Imagine her relief when they took her to hospital and she received quality care throughout her labor. Imagine her terror when she learned that her baby was seriously ill, followed by her prayers of gratitude that help was at hand in the NICU. After giving birth alone, without the support of family or friends, Maria was prevented for two days from making a phone call to share her news or to ask for assistance. And now imagine, in the midst of all that, what it must have been like to hear the agents tell her that she would be sent back to Mexico without her baby, who, because he was born in the US, had the right to remain. No human being should have to go through such an ordeal.

La semana pasada una chica hondureña embarasada, una migrante esperando en Tijuana, empezó a dar a luz a su bebé.
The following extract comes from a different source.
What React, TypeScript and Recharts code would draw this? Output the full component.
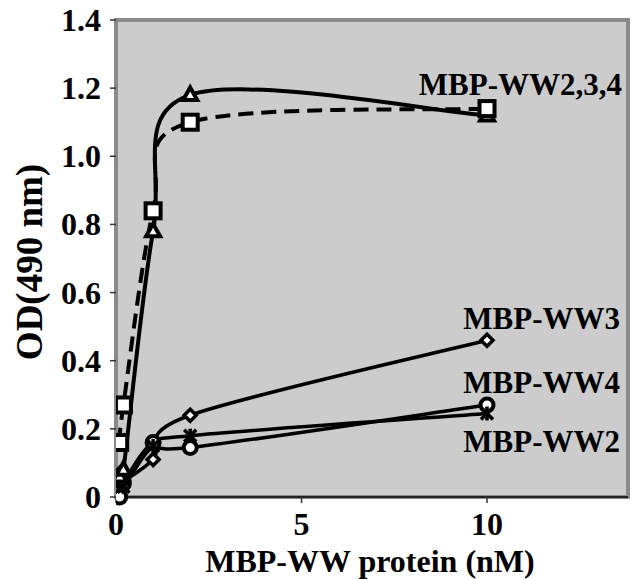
import React from 'react';
import { LineChart, Line, XAxis, YAxis, ReferenceArea } from 'recharts';

// ---- data ----
const concentrations = [0.1, 0.2, 1, 2, 10]; // MBP-WW protein (nM)
const ww234Squares = [0.16, 0.27, 0.84, 1.1, 1.14];
const ww234Triangles = [0.06, 0.08, 0.78, 1.18, 1.12];
const ww3Diamonds = [0.07, 0.05, 0.11, 0.24, 0.46];
const ww4Circles = [0.0, 0.04, 0.16, 0.145, 0.27];
const ww2Stars = [0.05, 0.03, 0.15, 0.18, 0.245];

const xTicks = [0, 5, 10];
const yTicks = [0, 0.2, 0.4, 0.6, 0.8, 1.0, 1.2, 1.4];
const seriesLabels = ['MBP-WW2,3,4', 'MBP-WW3', 'MBP-WW4', 'MBP-WW2'];
const xTitle = 'MBP-WW protein (nM)';
const yTitle = 'OD(490 nm)';

const toPoints = (ys: number[]) => concentrations.map((x, i) => ({ x, y: ys[i] }));

const FONT = '"Liberation Serif", "Times New Roman", serif';

// Excel-like smoothed curve (Catmull-Rom Bezier through points)
const smoothCurve: any = (context: any) => {
  let pts: number[][] = [];
  return {
    areaStart() {},
    areaEnd() {},
    lineStart() {
      pts = [];
    },
    point(x: number, y: number) {
      pts.push([+x, +y]);
    },
    lineEnd() {
      const n = pts.length;
      if (!n) return;
      context.moveTo(pts[0][0], pts[0][1]);
      if (n === 1) return;
      const t = 1 / 6;
      for (let i = 0; i < n - 1; i++) {
        const p0 = pts[i - 1] || pts[i];
        const p1 = pts[i];
        const p2 = pts[i + 1];
        const p3 = pts[i + 2] || pts[i + 1];
        context.bezierCurveTo(
          p1[0] + (p2[0] - p0[0]) * t,
          p1[1] + (p2[1] - p0[1]) * t,
          p2[0] - (p3[0] - p1[0]) * t,
          p2[1] - (p3[1] - p1[1]) * t,
          p2[0],
          p2[1]
        );
      }
    },
  };
};

const SquareDot = (props: any) => {
  const { cx, cy, index } = props;
  const s = 15;
  return <rect key={`sq${index}`} x={cx - s / 2} y={cy - s / 2} width={s} height={s} fill="#fff" stroke="#000" strokeWidth={4} />;
};
const TriangleDot = (props: any) => {
  const { cx, cy, index } = props;
  return (
    <path
      key={`tr${index}`}
      d={`M${cx},${cy - 7.5} L${cx + 7},${cy + 5} L${cx - 7},${cy + 5} Z`}
      fill="#fff"
      stroke="#000"
      strokeWidth={4}
      strokeLinejoin="miter"
    />
  );
};
const CircleDot = (props: any) => {
  const { cx, cy, index } = props;
  return <circle key={`ci${index}`} cx={cx} cy={cy} r={6.5} fill="#fff" stroke="#000" strokeWidth={4} />;
};
const DiamondDot = (props: any) => {
  const { cx, cy, index } = props;
  const r = 6;
  return (
    <path
      key={`di${index}`}
      d={`M${cx},${cy - r} L${cx + r},${cy} L${cx},${cy + r} L${cx - r},${cy} Z`}
      fill="#fff"
      stroke="#000"
      strokeWidth={3.5}
    />
  );
};
const StarDot = (props: any) => {
  const { cx, cy, index } = props;
  const r = 6;
  return (
    <g key={`st${index}`} stroke="#000" strokeWidth={3.5}>
      <line x1={cx - r} y1={cy - r} x2={cx + r} y2={cy + r} />
      <line x1={cx - r} y1={cy + r} x2={cx + r} y2={cy - r} />
      <line x1={cx} y1={cy - r - 1} x2={cx} y2={cy + r + 1} />
    </g>
  );
};

const XTick = (props: any) => {
  const { x, payload } = props;
  return (
    <text x={x} y={535} textAnchor="middle" fontFamily={FONT} fontWeight="bold" fontSize={32} fill="#000">
      {payload.value}
    </text>
  );
};
const YTick = (props: any) => {
  const { y, payload } = props;
  const v = payload.value as number;
  return (
    <text x={101} y={y + 11} textAnchor="end" fontFamily={FONT} fontWeight="bold" fontSize={32} fill="#000">
      {v === 0 ? '0' : v.toFixed(1)}
    </text>
  );
};

const Texts = () => (
  <svg width={634} height={579} style={{ position: 'absolute', left: 0, top: 0, pointerEvents: 'none' }}>
    <g fontFamily={FONT} fontWeight="bold" fill="#000">
      <text x={622} y={95} textAnchor="end" fontSize={31}>{seriesLabels[0]}</text>
      <text x={620} y={329} textAnchor="end" fontSize={31}>{seriesLabels[1]}</text>
      <text x={620} y={393} textAnchor="end" fontSize={31}>{seriesLabels[2]}</text>
      <text x={620} y={452} textAnchor="end" fontSize={31}>{seriesLabels[3]}</text>
      <text x={370} y={572} textAnchor="middle" fontSize={32}>{xTitle}</text>
      <text x={0} y={0} textAnchor="middle" fontSize={37} transform="translate(42,262) rotate(-90)">{yTitle}</text>
    </g>
  </svg>
);

export default function App() {
  const lineCommon = {
    dataKey: 'y',
    stroke: '#000',
    strokeWidth: 4,
    type: smoothCurve,
    isAnimationActive: false,
    activeDot: false,
    legendType: 'none' as const,
  };
  return (
    <div style={{ position: 'absolute', left: 0, top: 0, width: 634, height: 579, background: '#fff' }}>
      <LineChart width={634} height={579} margin={{ top: 20, right: 6, bottom: 0, left: 0 }}>
        <ReferenceArea x1={0} x2={13.8} y1={0} y2={1.4} fill="#cccccc" fillOpacity={1} stroke="#8a8a8a" strokeWidth={4} ifOverflow="visible" />
        <XAxis
          dataKey="x"
          type="number"
          domain={[0, 13.8]}
          ticks={xTicks}
          allowDataOverflow
          height={82}
          tick={<XTick />}
          tickSize={6}
          tickLine={{ stroke: '#333', strokeWidth: 1.5 }}
          axisLine={{ stroke: '#222', strokeWidth: 2 }}
        />
        <YAxis
          type="number"
          domain={[0, 1.4]}
          ticks={yTicks}
          width={116}
          tick={<YTick />}
          tickSize={6}
          tickLine={{ stroke: '#333', strokeWidth: 1.5 }}
          axisLine={false}
        />
        <Line {...lineCommon} data={toPoints(ww4Circles)} strokeWidth={3.5} dot={<CircleDot />} />
        <Line {...lineCommon} data={toPoints(ww2Stars)} strokeWidth={3.5} dot={<StarDot />} />
        <Line {...lineCommon} data={toPoints(ww3Diamonds)} strokeWidth={3.5} dot={<DiamondDot />} />
        <Line {...lineCommon} data={toPoints(ww234Triangles)} dot={<TriangleDot />} />
        <Line {...lineCommon} data={toPoints(ww234Squares)} strokeDasharray="15 8" dot={<SquareDot />} />
      </LineChart>
      <Texts />
    </div>
  );
}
No había posada en Tijuana, por eso, ella cruzó la frontera para pedir ayuda. Dio a luz a su bebé en el hospital en Chula Vista, pero los agentes federales la dijeron que ella debería regresar a México inmediatamente, sin su bebé. Es imposible de imaginar su temor, su dolor.

Our baptismal vows call us to seek and serve Christ in all people. I see Christ in that baby, born into a perilous and hostile world, his mother without voice or options. If Jesus were to be born on this continent today, Maria’s story would very likely be our nativity story. Thanks be to God that, like the compassionate innkeeper, someone in the border patrol hierarchy responded to the need and gave Maria permission to stay in the US with her baby, pending a hearing.

This story has a personal dimension for me, because, when my husband and I were denied green cards in 1992, it was a state department employee who saw that our children were US citizens and on that basis used their discretion to give us our green cards anyway. And so I am here today.

Nuestros votos bautismales nos llaman para ver a Cristo en cada persona. Veo a Cristo en este bebé. Gracias a Dios que el gobierno permitió que la mama se quedara con su bebé mientras espera una audiencia en la corte.

“I am bringing you good news of great joy”. “Les traigo una buena noticia, que será motivo de gran alegría para todos.” The angel’s announcement was made, not to King Herod or to faith leaders or to the Emperor of Rome, but to some dirty, disheveled shepherds in the hills of Judea. Why them? ¿Porqué habló el angel con algunos pastores insignificantes? Why share the greatest news ever with such insignificant people? To make the point that there are no insignificant people. No hay gente insignificante. It’s good news for ALL people. Es una buena noticia para todos. Each of us is worthy of receiving such news. Each of us might be visited by an angel. Each of us gets to visit the newborn Jesus in the manger. There is no hierarchy in the kingdom of God. We are all simply children of one God, regardless of achievement, ability, genes, or wealth. Todos somos hijos de Dios.

In every detail of the nativity story, from annunciation to nativity to Epiphany, God presses home a single message. “You are my beloved. You, the young girl on the brink of womanhood. You, the farm worker. You, the homeless wanderer. You, the refugee without rights or citizenship. You, the wise man from a far-off land. You, the university professor, physician, retiree, high-schooler. You, you, you. You are my beloved, and I do this for you. I send angels to speak to you. I cast down the mighty and lift up the lowly for you. I feed the hungry and bring the powerful to their knees for you.” A cada persona dije Dios: Tu eres mi amado. Tu, y tu, y tu.

Esto es la noticia buena que será motivo de gran alegría para todos.

This is the good news of great joy for all people. Alleluia, unto us a child is born. Come, let us adore him. Alleluia.